Sunday, October 16, 2016

Chapter 10: Externalities

Chapter 10 is about externalities and the efforts at regulating them.
An externality is an effect of a person’s actions on a bystander. These can be both good and bad, or beneficial and negative. The idea of a social cost accompanies externalities, which is the private cost of producing a good and the cost of a bystander. A negative externality would cause the supply curve to shift up, making the optimal quantity less than the equilibrium quantity. However, for positive externalities, the demand curve is shifted up because the optimal quantity is greater than the equilibrium quantity. The externalities can be taken into account when the externality is internalized, making it so that people take into account the external effects of their actions. Governments would internalize positive externalities by imposing subsidies, but taxes on negative externalities.
Technology spillover is a positive externality that refers to the impacts of a firm's research on the access of another firm’s access to technology. The government would attempt to internalize the externality by subsidizing the production of robots, leading to the supply curve shifting down and the equilibrium quantity going up. The government’s use of subsidies to promote technology enhancing industries is called industrial policy, but is in debate between economists about the precision of industrial policy. But, firms themselves would deal with rt technology spillovers through patent protection, giving them exclusive use of their inventions, and gives them property right.
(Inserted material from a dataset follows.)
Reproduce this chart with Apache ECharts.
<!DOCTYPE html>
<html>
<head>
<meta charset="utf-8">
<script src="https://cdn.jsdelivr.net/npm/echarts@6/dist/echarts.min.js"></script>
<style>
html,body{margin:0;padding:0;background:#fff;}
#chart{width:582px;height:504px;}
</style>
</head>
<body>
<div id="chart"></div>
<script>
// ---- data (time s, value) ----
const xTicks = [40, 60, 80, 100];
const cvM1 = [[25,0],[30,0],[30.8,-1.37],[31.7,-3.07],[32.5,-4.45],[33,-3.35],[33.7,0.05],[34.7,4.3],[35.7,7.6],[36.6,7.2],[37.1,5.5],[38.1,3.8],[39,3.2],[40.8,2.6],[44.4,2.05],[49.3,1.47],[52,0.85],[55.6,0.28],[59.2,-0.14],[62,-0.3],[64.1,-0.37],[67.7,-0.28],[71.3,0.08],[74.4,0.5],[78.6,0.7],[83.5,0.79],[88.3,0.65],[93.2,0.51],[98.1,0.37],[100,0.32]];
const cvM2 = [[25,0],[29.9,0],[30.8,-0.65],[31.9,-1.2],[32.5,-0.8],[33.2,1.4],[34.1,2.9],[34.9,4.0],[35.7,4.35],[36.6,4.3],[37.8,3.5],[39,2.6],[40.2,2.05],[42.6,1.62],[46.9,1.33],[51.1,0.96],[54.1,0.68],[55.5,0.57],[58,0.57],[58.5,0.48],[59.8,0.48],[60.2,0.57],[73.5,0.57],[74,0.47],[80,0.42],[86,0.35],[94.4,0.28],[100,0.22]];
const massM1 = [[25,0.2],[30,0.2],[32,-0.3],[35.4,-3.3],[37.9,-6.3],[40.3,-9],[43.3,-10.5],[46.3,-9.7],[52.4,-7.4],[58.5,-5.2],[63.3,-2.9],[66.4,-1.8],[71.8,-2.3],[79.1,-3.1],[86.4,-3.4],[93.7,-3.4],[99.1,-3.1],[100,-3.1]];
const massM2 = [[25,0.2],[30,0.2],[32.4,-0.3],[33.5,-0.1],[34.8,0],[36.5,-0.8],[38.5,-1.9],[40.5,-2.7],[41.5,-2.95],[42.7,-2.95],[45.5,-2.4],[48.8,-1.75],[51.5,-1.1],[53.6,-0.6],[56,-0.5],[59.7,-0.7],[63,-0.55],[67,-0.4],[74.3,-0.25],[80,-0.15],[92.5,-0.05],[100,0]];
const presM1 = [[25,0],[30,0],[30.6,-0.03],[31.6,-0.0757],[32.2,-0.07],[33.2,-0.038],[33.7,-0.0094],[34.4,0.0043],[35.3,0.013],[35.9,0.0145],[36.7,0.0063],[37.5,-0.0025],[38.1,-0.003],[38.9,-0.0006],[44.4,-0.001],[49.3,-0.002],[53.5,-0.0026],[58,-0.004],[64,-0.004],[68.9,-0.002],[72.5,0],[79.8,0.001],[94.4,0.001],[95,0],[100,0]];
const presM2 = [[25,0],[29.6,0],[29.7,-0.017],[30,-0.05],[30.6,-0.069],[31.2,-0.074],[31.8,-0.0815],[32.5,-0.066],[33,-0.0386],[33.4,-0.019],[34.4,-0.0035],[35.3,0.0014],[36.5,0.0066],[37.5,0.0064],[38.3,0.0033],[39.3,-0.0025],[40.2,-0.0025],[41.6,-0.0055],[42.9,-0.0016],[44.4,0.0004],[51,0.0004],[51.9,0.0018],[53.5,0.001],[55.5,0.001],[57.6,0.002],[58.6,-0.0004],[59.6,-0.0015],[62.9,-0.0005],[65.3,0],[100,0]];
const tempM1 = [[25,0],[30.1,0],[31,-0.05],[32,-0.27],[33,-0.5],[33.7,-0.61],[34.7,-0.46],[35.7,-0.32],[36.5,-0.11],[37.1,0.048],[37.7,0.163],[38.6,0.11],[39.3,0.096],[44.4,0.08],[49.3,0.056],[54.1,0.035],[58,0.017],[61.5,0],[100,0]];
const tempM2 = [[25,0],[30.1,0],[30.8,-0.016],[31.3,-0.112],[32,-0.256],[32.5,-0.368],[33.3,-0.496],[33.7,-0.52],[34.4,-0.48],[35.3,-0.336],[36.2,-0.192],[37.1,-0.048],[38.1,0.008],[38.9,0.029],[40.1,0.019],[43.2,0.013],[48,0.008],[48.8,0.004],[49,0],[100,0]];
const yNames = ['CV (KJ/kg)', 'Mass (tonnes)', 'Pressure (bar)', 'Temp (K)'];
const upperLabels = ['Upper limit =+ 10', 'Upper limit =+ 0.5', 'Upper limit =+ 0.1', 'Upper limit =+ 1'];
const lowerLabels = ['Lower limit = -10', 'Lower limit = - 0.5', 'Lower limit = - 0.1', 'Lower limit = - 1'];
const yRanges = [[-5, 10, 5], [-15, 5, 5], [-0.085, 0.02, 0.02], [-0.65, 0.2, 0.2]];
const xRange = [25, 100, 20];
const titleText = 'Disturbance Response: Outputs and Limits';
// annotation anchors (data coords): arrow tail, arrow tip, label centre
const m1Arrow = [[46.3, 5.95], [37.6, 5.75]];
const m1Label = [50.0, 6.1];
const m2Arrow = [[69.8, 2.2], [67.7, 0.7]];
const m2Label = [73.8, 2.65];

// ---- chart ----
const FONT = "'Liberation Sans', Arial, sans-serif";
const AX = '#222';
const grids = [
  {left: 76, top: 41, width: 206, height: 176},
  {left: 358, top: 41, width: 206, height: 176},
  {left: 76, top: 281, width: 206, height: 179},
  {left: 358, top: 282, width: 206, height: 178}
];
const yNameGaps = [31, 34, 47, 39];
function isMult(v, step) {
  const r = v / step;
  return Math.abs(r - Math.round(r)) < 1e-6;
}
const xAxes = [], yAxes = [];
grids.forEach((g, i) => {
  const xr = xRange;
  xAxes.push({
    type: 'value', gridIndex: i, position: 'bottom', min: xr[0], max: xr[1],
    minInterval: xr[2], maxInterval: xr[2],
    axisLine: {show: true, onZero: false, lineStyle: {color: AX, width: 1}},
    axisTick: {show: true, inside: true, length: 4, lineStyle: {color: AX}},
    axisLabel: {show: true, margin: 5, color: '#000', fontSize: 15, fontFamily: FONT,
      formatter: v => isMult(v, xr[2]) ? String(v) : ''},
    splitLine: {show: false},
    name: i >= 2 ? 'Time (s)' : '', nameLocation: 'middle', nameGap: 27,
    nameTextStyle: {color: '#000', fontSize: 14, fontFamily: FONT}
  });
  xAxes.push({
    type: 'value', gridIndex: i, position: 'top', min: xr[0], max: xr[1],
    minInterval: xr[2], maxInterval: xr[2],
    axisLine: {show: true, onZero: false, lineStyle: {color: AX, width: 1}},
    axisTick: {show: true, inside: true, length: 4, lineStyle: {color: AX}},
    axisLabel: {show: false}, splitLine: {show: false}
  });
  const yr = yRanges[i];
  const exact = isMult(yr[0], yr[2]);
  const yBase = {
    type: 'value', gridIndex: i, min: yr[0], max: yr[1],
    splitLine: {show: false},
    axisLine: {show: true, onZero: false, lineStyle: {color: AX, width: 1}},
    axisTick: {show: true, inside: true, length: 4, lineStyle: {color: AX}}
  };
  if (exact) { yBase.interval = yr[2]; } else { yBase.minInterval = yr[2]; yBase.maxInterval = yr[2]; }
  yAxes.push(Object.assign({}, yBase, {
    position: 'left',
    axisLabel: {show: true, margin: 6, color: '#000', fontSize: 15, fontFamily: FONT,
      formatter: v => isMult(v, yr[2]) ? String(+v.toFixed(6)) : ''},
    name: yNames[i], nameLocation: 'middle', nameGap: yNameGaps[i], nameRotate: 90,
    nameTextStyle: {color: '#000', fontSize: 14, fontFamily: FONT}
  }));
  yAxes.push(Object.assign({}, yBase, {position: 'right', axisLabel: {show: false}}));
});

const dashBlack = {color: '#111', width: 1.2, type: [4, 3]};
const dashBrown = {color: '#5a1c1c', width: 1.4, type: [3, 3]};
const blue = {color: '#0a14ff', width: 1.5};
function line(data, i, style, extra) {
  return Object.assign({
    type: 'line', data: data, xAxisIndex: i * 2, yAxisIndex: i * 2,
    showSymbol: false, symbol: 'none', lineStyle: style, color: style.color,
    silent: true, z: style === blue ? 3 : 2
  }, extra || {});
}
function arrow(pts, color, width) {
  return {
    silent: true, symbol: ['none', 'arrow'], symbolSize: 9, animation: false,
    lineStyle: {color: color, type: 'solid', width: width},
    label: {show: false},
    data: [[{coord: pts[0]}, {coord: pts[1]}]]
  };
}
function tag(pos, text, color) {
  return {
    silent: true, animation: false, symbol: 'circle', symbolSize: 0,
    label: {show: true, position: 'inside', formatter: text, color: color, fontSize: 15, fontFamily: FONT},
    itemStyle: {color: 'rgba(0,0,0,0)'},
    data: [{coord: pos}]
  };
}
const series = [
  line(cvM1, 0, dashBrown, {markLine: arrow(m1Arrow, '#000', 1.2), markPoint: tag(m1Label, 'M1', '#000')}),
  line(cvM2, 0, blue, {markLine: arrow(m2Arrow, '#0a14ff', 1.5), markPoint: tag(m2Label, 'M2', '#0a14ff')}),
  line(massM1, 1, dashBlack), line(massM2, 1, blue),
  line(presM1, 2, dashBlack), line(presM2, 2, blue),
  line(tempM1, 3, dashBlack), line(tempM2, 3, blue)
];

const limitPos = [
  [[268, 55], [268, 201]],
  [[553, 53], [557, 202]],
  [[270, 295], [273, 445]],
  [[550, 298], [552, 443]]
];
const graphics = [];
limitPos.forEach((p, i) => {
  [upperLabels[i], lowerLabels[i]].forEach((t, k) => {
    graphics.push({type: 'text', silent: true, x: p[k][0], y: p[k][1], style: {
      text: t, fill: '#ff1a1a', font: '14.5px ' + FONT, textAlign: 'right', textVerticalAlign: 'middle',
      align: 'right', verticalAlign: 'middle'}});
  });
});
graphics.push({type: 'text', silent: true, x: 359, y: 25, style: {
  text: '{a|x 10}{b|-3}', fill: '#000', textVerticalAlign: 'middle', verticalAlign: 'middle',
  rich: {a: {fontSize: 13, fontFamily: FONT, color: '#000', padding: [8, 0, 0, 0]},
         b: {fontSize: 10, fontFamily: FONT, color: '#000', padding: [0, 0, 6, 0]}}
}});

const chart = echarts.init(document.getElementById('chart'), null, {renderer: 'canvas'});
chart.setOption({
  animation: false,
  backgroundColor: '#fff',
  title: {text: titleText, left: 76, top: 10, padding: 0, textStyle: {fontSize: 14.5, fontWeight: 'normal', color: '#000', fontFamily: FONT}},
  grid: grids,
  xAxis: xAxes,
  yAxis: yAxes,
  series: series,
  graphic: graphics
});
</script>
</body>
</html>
So, if other firms would want to use the new product, they would have to go to the original firm for permission, which gives an= incentive to engage in research to advance technology.
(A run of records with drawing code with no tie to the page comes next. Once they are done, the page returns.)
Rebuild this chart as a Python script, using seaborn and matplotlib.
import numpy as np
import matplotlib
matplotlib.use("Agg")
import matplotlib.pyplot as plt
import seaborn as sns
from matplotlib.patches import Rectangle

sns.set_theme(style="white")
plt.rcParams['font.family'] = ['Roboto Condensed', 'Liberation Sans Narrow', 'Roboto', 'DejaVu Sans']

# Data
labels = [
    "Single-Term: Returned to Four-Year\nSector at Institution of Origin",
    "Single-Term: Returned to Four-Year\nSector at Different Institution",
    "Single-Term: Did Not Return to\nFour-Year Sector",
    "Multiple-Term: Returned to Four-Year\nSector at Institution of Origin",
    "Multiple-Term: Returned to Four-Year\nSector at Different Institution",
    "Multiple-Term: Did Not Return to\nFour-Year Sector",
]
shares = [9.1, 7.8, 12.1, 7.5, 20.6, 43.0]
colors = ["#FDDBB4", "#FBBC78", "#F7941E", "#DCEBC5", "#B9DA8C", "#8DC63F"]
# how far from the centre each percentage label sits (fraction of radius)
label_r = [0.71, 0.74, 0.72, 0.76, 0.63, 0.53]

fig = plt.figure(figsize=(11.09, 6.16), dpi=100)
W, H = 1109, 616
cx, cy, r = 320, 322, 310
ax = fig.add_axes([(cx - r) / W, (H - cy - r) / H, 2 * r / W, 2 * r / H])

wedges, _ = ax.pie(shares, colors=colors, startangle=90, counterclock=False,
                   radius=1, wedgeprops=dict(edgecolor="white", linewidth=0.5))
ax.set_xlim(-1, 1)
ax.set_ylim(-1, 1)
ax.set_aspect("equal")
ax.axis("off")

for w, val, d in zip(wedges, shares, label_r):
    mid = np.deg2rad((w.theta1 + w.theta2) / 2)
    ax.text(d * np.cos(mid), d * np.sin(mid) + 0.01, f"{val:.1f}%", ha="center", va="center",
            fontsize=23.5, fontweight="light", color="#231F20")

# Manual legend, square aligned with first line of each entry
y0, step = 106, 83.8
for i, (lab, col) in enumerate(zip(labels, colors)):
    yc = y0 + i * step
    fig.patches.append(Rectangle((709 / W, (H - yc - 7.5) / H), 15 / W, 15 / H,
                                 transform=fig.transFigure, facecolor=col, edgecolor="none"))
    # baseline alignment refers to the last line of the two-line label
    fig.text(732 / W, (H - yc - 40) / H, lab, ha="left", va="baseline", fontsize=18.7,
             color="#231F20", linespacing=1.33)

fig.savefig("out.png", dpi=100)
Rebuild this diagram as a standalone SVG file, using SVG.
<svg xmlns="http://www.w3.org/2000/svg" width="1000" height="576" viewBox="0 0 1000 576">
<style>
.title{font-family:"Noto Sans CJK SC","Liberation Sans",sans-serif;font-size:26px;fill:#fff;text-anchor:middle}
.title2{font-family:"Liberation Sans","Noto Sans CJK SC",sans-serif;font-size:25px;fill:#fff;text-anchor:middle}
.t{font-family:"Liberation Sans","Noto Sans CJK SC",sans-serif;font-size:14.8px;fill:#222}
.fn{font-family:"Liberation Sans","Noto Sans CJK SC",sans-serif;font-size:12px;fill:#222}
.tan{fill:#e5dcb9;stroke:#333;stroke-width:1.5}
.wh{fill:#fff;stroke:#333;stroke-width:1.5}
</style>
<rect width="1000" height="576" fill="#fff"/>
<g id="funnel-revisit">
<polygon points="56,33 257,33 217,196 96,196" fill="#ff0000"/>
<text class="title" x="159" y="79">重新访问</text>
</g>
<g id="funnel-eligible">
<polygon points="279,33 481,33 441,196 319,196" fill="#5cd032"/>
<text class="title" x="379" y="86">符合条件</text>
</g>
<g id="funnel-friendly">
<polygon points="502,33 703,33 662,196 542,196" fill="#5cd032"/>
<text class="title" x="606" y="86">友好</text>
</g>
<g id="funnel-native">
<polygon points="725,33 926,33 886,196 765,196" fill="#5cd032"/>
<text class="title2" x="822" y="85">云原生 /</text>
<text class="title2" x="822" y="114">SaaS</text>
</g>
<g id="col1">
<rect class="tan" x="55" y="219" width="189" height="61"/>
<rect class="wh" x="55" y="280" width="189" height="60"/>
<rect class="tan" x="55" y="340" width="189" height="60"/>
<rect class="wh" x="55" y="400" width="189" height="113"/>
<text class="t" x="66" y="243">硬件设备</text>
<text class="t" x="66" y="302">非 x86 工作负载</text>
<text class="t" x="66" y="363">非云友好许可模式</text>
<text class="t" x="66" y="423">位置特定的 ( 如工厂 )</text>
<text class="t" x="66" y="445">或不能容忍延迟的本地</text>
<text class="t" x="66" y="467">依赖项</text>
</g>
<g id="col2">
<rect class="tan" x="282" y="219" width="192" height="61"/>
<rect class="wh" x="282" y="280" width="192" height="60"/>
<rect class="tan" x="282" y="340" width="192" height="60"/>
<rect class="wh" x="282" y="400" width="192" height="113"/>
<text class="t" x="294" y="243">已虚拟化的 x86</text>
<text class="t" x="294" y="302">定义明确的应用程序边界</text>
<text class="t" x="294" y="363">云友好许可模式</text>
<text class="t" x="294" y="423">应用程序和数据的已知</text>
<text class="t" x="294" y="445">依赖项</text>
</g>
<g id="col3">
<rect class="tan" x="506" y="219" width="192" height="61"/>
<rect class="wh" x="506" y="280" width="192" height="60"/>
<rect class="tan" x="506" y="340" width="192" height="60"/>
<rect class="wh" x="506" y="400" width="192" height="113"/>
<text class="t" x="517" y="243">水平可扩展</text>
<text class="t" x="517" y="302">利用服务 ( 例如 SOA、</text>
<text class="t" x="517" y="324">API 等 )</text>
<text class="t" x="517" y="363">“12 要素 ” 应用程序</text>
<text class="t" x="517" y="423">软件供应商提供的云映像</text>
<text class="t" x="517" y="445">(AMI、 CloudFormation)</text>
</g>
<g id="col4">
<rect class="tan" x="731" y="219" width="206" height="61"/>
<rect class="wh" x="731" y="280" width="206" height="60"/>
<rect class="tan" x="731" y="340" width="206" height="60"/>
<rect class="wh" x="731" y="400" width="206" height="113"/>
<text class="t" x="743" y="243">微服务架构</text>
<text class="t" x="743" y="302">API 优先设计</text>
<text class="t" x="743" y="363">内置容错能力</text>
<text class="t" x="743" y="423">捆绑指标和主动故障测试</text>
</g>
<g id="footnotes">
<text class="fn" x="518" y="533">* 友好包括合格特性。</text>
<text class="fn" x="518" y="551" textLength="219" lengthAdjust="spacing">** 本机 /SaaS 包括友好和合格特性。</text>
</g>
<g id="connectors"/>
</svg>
The government could also control an externality by prohibiting the behavior that leads to it altogether. The government would need to set a good ground basis for the rules, and so they need specific details of each industry. However, the details are hard to obtain.
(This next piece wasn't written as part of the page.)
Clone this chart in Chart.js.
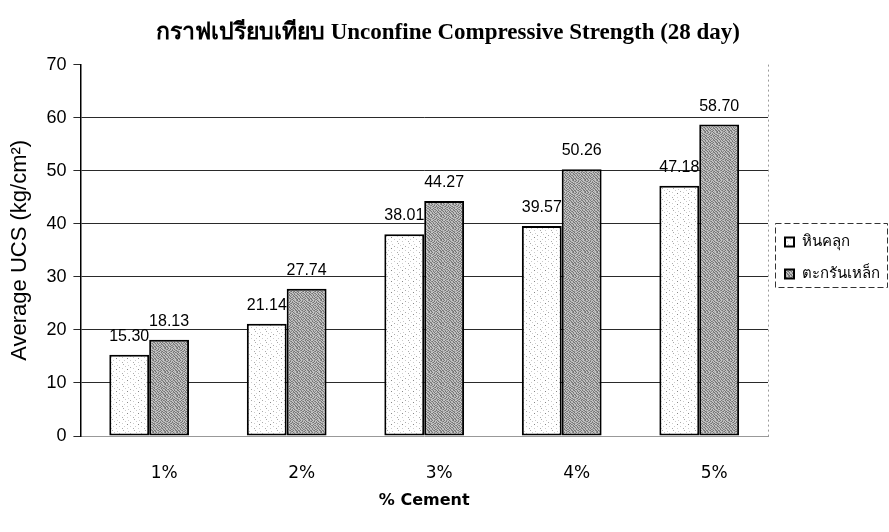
<!DOCTYPE html>
<html>
<head>
<meta charset="utf-8">
<script src="https://cdn.jsdelivr.net/npm/chart.js@4.4.1/dist/chart.umd.min.js"></script>
<style>
  html, body { margin: 0; padding: 0; background: #fff; }
  #wrap { width: 889px; height: 532px; }
</style>
</head>
<body>
<div id="wrap"><canvas id="c" width="889" height="532"></canvas></div>
<script>
// Average UCS after 28 days for each cement content
const categories = ['1%', '2%', '3%', '4%', '5%'];
const crushedRock = [15.30, 21.14, 38.01, 39.57, 47.18];
const steelSlag = [18.13, 27.74, 44.27, 50.26, 58.70];
const seriesNames = ['หินคลุก', 'ตะกรันเหล็ก'];
const yTicks = [0, 10, 20, 30, 40, 50, 60, 70];

// Small repeating tiles used as bar fills ('#' dark, '+' mid-dark, '-' mid, '.' light, ' ' background)
function makePattern(rows, shades, bg) {
  const h = rows.length, w = rows[0].length;
  const cv = document.createElement('canvas');
  cv.width = w; cv.height = h;
  const g = cv.getContext('2d');
  g.fillStyle = bg;
  g.fillRect(0, 0, w, h);
  rows.forEach((r, y) => {
    for (let x = 0; x < w; x++) {
      const col = shades[r[x]];
      if (col) { g.fillStyle = col; g.fillRect(x, y, 1, 1); }
    }
  });
  return g.createPattern(cv, 'repeat');
}
const ctx = document.getElementById('c').getContext('2d');
const lightFill = makePattern([
  '           ',
  '  -        ',
  '       .   ',
  '    .      ',
  '         - ',
  ' .         ',
  '      +    ',
  '           ',
  '   .     . ',
  '           ',
  ' -    .    '
], { '+': '#888', '-': '#aaa', '.': '#ccc' }, '#ffffff');
const darkFill = makePattern([
  '#.+-.#-.+#.-',
  '.-#.+.#-.-+#',
  '+#.-#-.+#.-.',
  '-.+#.+#.-#+-',
  '.#-.-#.#+.#.',
  '#.+#.-+.-#.+',
  '-+.-#.#-.+#.',
  '.#-+.#.+#.-#',
  '+.#.-+#.-#.-',
  '#-.#+.-#.+-.',
  '.+#.-#.+#.#+',
  '-.-+#.-.+#.#'
], { '#': '#747474', '+': '#8c8c8c', '-': '#b0b0b0', '.': '#c8c8c8' }, '#a0a0a0');

// Value labels above each bar
const valueLabels = {
  id: 'valueLabels',
  afterDatasetsDraw(chart) {
    const c = chart.ctx;
    c.save();
    c.font = '16px "Liberation Sans", Arial, sans-serif';
    c.fillStyle = '#000';
    c.textAlign = 'center';
    c.textBaseline = 'alphabetic';
    chart.data.datasets.forEach((ds, i) => {
      chart.getDatasetMeta(i).data.forEach((el, j) => {
        c.fillText(ds.data[j].toFixed(2), el.x, el.y - 14);
      });
    });
    c.restore();
  }
};

// Fixed legend column width, plot-area right edge and the framed legend
const frames = {
  id: 'frames',
  beforeUpdate(chart) {
    const lg = chart.legend;
    if (lg && !lg._fixedWidth) {
      const fit = lg.fit;
      lg.fit = function () { fit.call(this); this.width = 121; };
      lg._fixedWidth = true;
    }
  },
  beforeDatasetsDraw(chart) {
    const a = chart.chartArea, c = chart.ctx;
    c.save();
    c.strokeStyle = '#9a9a9a';
    c.setLineDash([2, 3]);
    c.lineWidth = 1;
    c.beginPath();
    c.moveTo(Math.round(a.right) + 0.5, a.top);
    c.lineTo(Math.round(a.right) + 0.5, a.bottom);
    c.stroke();
    c.restore();
  },
  afterDraw(chart) {
    const l = chart.legend, c = chart.ctx;
    if (!l || !l.legendHitBoxes || !l.legendHitBoxes.length) return;
    const hb = l.legendHitBoxes;
    const left = Math.min(...hb.map(b => b.left)) - 10;
    const top = Math.min(...hb.map(b => b.top)) - 12;
    const bottom = Math.max(...hb.map(b => b.top + b.height)) + 5;
    const right = l.right - 2;
    c.save();
    c.strokeStyle = '#333';
    c.setLineDash([6, 3]);
    c.lineWidth = 1;
    c.strokeRect(Math.round(left) + 0.5, Math.round(top) + 0.5, Math.round(right - left), Math.round(bottom - top));
    c.restore();
  }
};

new Chart(ctx, {
  type: 'bar',
  data: {
    labels: categories,
    datasets: [
      { label: seriesNames[0], data: crushedRock, backgroundColor: lightFill, borderColor: '#000', borderWidth: 2, borderSkipped: false },
      { label: seriesNames[1], data: steelSlag, backgroundColor: darkFill, borderColor: '#000', borderWidth: 2, borderSkipped: false }
    ]
  },
  options: {
    responsive: false,
    animation: false,
    devicePixelRatio: 1,
    layout: { padding: { left: 7, right: 0, top: 0, bottom: 16 } },
    datasets: { bar: { categoryPercentage: 0.58, barPercentage: 1.0 } },
    scales: {
      x: {
        afterFit(scale) { scale.height = 80; },
        grid: { display: false },
        border: { display: true, color: '#999', dash: [2, 2] },
        ticks: { color: '#000', padding: 19, labelOffset: 15, font: { family: '"DejaVu Sans", Verdana, sans-serif', size: 17 } },
        title: { display: true, text: '% Cement', color: '#000', padding: { top: 10, bottom: 6 }, font: { family: '"DejaVu Sans", Tahoma, sans-serif', size: 16, weight: 'bold' } }
      },
      y: {
        min: yTicks[0],
        max: yTicks[yTicks.length - 1],
        afterBuildTicks(scale) { scale.ticks = yTicks.map(v => ({ value: v })); },
        grid: {
          color: (c) => (c.tick && (c.tick.value === 0 || c.tick.value === 70)) ? 'rgba(0,0,0,0)' : '#2a2a2a',
          tickColor: '#2a2a2a',
          tickLength: 7
        },
        border: { display: true, color: '#000', width: 1.5 },
        ticks: { color: '#000', padding: 7, font: { family: '"Liberation Sans", Arial, sans-serif', size: 18 } },
        title: { display: true, text: 'Average UCS (kg/cm²)', color: '#000', padding: { top: 0, bottom: 6 }, font: { family: '"Liberation Sans", Arial, sans-serif', size: 22 } }
      }
    },
    plugins: {
      title: {
        display: true,
        text: 'กราฟเปรียบเทียบ Unconfine Compressive Strength (28 day)',
        color: '#000',
        padding: { top: 19, bottom: 18 },
        font: { family: '"Liberation Serif", "Times New Roman", serif', size: 23, weight: 'bold' }
      },
      legend: {
        position: 'right',
        labels: {
          color: '#000',
          boxWidth: 9,
          boxHeight: 9,
          padding: 17,
          font: { family: '"Noto Sans", "DejaVu Sans", sans-serif', size: 15 }
        }
      },
      tooltip: { enabled: false }
    }
  },
  plugins: [valueLabels, frames]
});
</script>
</body>
</html>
The government’s use of taxes to deal with negative externalities are called corrective, or Pigouvian taxes. An ideal tax would equal to the cost from an activity with negative externalities and ideal subsidies would equal the benefit with positive externalities. Corrective taxes places a price on an externality (such as pollution), and it moves pollution to only the firms that spend the most to reduce it. The supply curve would be perfectly elastic because firms could produce as much as they want, as long as they pay the tax.
Governments could also issue pollution permits, which imposes a cost and a set amount of pollution that firm could produce. In this case, the supply curve would remain perfectly inelastic because the quantity of pollution is fixed based off the permits. Pollution permits are seen as a more cost effective and efficient way of keeping the environment clean. With the use of government intervention to reduce the negative externality of pollution, it would reduce the cost of environment protection and increase the public's demand for a clean environment.
An idea proposed by Coase, the Coase Theorem suggests that if private parties can bargain without cost over allocation of resources, they can solve the problem of externalities on their own. The initial distribution of rights does not matter for the ability to reach the efficient outcome. No matter how the rights are initially distributed, it only determines the distribution of economic well being, and both parties could reach max efficiency.